In [None]:
# !pip install papermill pandas hvplot

In [1]:
import papermill as pm
import glob

# Parameterization of Notebooks

Parameterizing Jupyter notebooks means making them flexible so you can easily change input values, like datasets, without having to edit the code each time. 
This is helpful when you need to run the same analysis or process with different data. 
It saves time and avoids mistakes because you don’t have to rewrite anything. 
Instead, you can just set the new inputs and run the notebook again for different tasks or data.

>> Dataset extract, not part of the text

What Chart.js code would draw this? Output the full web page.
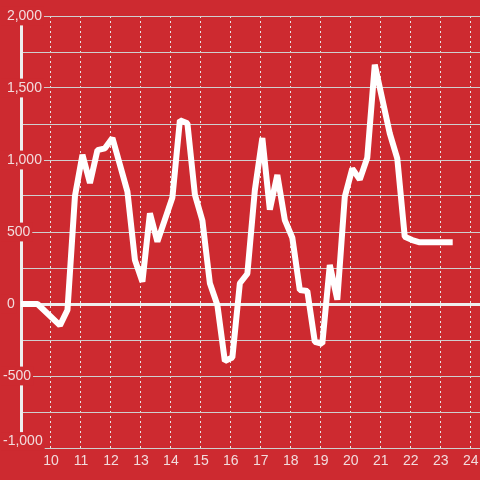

## Passing in Parameters To Notebooks With Papermill

Papermill helps with parameterizing Jupyter notebooks by allowing us to inject new inputs (parameters) into a notebook before running it. 
Parameters have placeholders in the template notebook, and when we run Papermill, it fills those placeholders with the actual values we provide. 
Papermill then executes the entire notebook with the new inputs, saving the results in a new output notebook. 
This makes it easy to reuse the same notebook for different data or settings, automating tasks like batch processing, reporting, or experimentation with different variables.

For this example we will use two notebooks: `notebook_1.ipynb` (access data from a remote url and prepares a processed csv file) and `notebook_2.ipynb` (needs processed csv for analysis)

Run the below code to access notebooks. Feel free to go through the notebooks.

In [2]:
import sys
sys.path.append('src')
import sciebo

sciebo.download_file('https://uni-bonn.sciebo.de/s/bHyVzeE8yGAzD5S', 'parameterization/notebook_1.ipynb')
sciebo.download_file('https://uni-bonn.sciebo.de/s/xS6Skp6IOO0DhDI', 'parameterization/notebook_2.ipynb')

Downloading parameterization/notebook_1.ipynb: 100%|██████████████████████████████████████| 4.92k/4.92k [00:00<?, ?B/s]
Downloading parameterization/notebook_2.ipynb: 100%|██████████████████████████████████████| 2.05k/2.05k [00:00<?, ?B/s]


**Example** In `notebook_1.ipynb`, tag the cell containing the below variables as `parameters`. 

| **Parameter**   | **Description**                   | **Type**  |
|-----------------|-----------------------------------|-----------|
| `input_csv_url`     | url of input CSV file        | String    |
| `output_csv`    | Path to save the processed CSV    | String    |
| `num_rows_display`    | Number of rows to display    | Integer    |

To make papermill know that a cell contains parameters

1. Put all parameters in a single cell before any other cell that uses them
2. Click on the cell and then the gear icon next to the notebook
3. Type `parameters` within Cell Tags

It has been done for `notebook_1.ipynb`. 

In `notebook_2.ipynb`, tag the cell containing the below variables as `parameters`.

| **Parameter**      | **Description**                   | **Type**  |
|--------------------|-----------------------------------|-----------|
| `processed_csv`    | Path to the processed CSV file    | String    |


**Example** Run `notebook_1.csv` specifying that the output should be called `processed_run_1.csv`

In [4]:
params = dict(output_csv = "processed_run_1.csv")
pm.execute_notebook(
    'parameterization/notebook_1.ipynb',
    'output_notebook_run_1.ipynb',
    parameters = params
);

  from .autonotebook import tqdm as notebook_tqdm
Executing: 100%|█████████████████████████████████████████████████████████████████████| 12/12 [00:03<00:00,  3.33cell/s]


When you open output_notebook_run_1.ipynb, you will see that it is the same as the input notebook with an addition of one more cell with our injected parameters right beneath the cell tagged as parameters.

Run `notebook_1.ipynb` specifying that the output should be called `processed_run_2.csv`

In [6]:
params = dict(output_csv = "processed_run_2.csv")
pm.execute_notebook(
    'parameterization/notebook_1.ipynb',
    'output_notebook_run_2.ipynb',
    parameters = params
);

Executing: 100%|█████████████████████████████████████████████████████████████████████| 12/12 [00:03<00:00,  3.53cell/s]


Let's assume that we have a new dataset stored remotely in `url="https://uni-bonn.sciebo.de/s/W7BDPZefE53j7sy/download"`. 
We want to process that data the same way with `notebook_1.ipynb`.

Run `notebook_1.ipynb` specifying the remote source is now in `https://uni-bonn.sciebo.de/s/W7BDPZefE53j7sy/download`

In [9]:
params = dict(input_csv_url = "https://uni-bonn.sciebo.de/s/W7BDPZefE53j7sy/download")
pm.execute_notebook(
    'parameterization/notebook_1.ipynb',
    'parameterization/output_notebook_run_3.ipynb',
    parameters = params
);

Executing: 100%|█████████████████████████████████████████████████████████████████████| 12/12 [00:02<00:00,  4.03cell/s]